● **Objective**
Set the lines down again exactly, first line through the line that contains "import numpy as np", with no pictures.

● **Material to process**
========

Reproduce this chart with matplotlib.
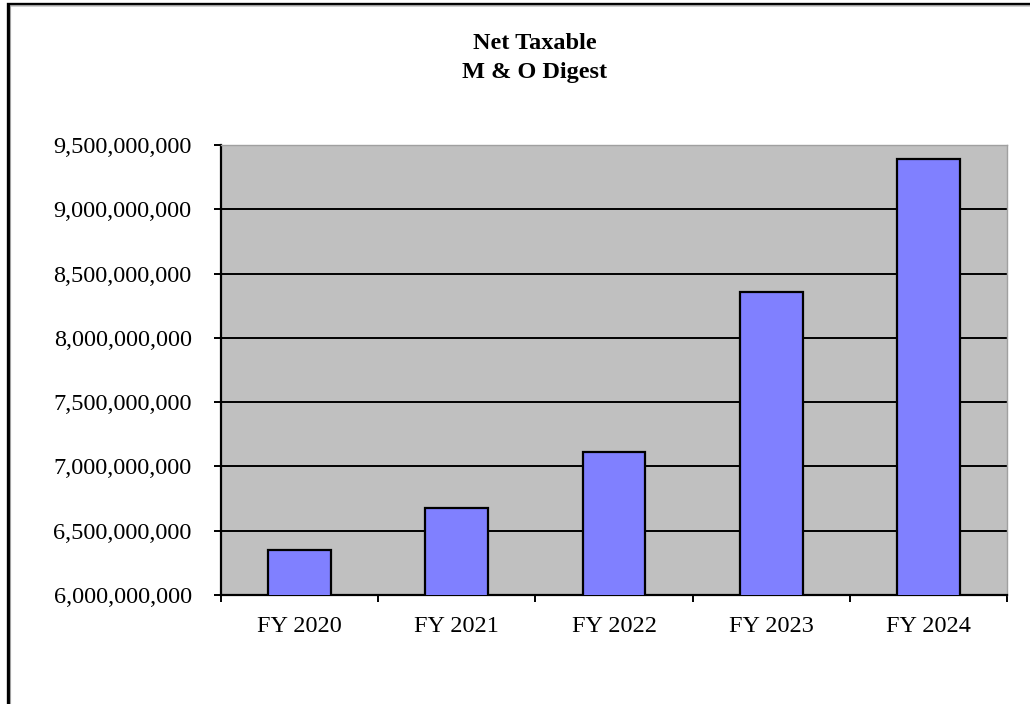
import matplotlib
matplotlib.use("Agg")
import matplotlib.pyplot as plt
from matplotlib.patches import Rectangle
from matplotlib.ticker import FuncFormatter, MultipleLocator, FixedLocator
import numpy as np

YEARS = ["FY 2020", "FY 2021", "FY 2022", "FY 2023", "FY 2024"]
DIGEST = [6350000000, 6680000000, 7110000000, 8360000000, 9390000000]

TITLE = "Net Taxable\nM & O Digest"
BAR_COLOUR = "#8080FF"
PLOT_BG = "#C0C0C0"

W, H = 1030, 704


def main():
    plt.rcParams["font.family"] = ["Liberation Serif", "DejaVu Serif"]

    fig = plt.figure(figsize=(W / 100, H / 100), dpi=100)
    fig.patch.set_facecolor("white")
    ax = fig.add_axes([221 / W, 1 - 595 / H, (1007 - 221) / W, (595 - 145) / H])
    ax.set_facecolor(PLOT_BG)

    x = np.arange(len(YEARS))
    ax.bar(x, DIGEST, width=0.4, color=BAR_COLOUR, edgecolor="black",
           linewidth=1.6, zorder=3)

    ax.set_xlim(-0.5, len(YEARS) - 0.5)
    ax.set_ylim(6.0e9, 9.5e9)
    ax.yaxis.set_major_locator(MultipleLocator(5e8))
    ax.yaxis.set_major_formatter(FuncFormatter(lambda v, p: "{:,.0f}".format(v)))
    ax.grid(axis="y", color="black", linewidth=1.4, zorder=1)
    ax.set_axisbelow(True)

    # category labels centred under bars, tick marks between categories
    ax.set_xticks(x)
    ax.set_xticklabels(YEARS)
    ax.xaxis.set_minor_locator(FixedLocator(np.arange(-0.5, len(YEARS), 1.0)))
    ax.tick_params(axis="x", which="major", length=0, pad=15, labelsize=17.5)
    ax.tick_params(axis="x", which="minor", length=5, width=1.4, direction="out")
    ax.tick_params(axis="y", length=5, width=1.4, direction="out", pad=16,
                   labelsize=17.5)

    for side in ("left", "bottom"):
        ax.spines[side].set_linewidth(1.6)
        ax.spines[side].set_color("black")
    for side in ("top", "right"):
        ax.spines[side].set_linewidth(1.0)
        ax.spines[side].set_color("#A0A0A0")

    fig.text(535 / W, 1 - 58 / H, TITLE, ha="center", va="center",
             fontsize=17.5, fontweight="bold", linespacing=1.55)

    # outer frame (only top and left edges fall inside the canvas)
    fig.patches.append(Rectangle((7.5 / W, -0.1), 1.2, 1 - 3.5 / H + 0.1,
                                 transform=fig.transFigure, fill=False,
                                 edgecolor="black", linewidth=2.4))
    fig.patches.append(Rectangle((9.5 / W, -0.1), 1.2, 1 - 5.5 / H + 0.1,
                                 transform=fig.transFigure, fill=False,
                                 edgecolor="#A0A0A0", linewidth=0.8))

    fig.savefig("out.png", dpi=100)


if __name__ == "__main__":
    main()
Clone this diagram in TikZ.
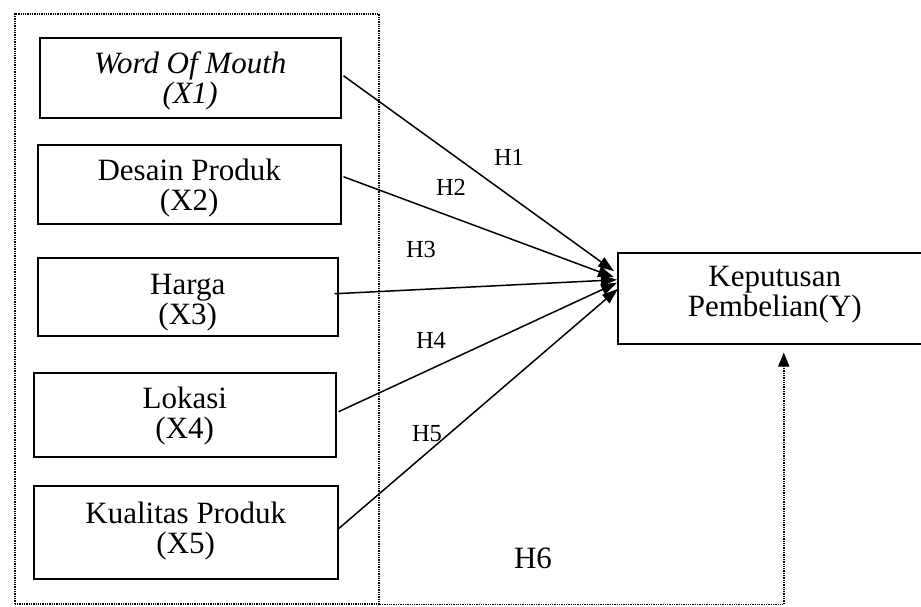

========

● **Task result**
Reproduce this chart with matplotlib.
import matplotlib
matplotlib.use("Agg")
import matplotlib.pyplot as plt
from matplotlib.patches import Rectangle
from matplotlib.ticker import FuncFormatter, MultipleLocator, FixedLocator
import numpy as np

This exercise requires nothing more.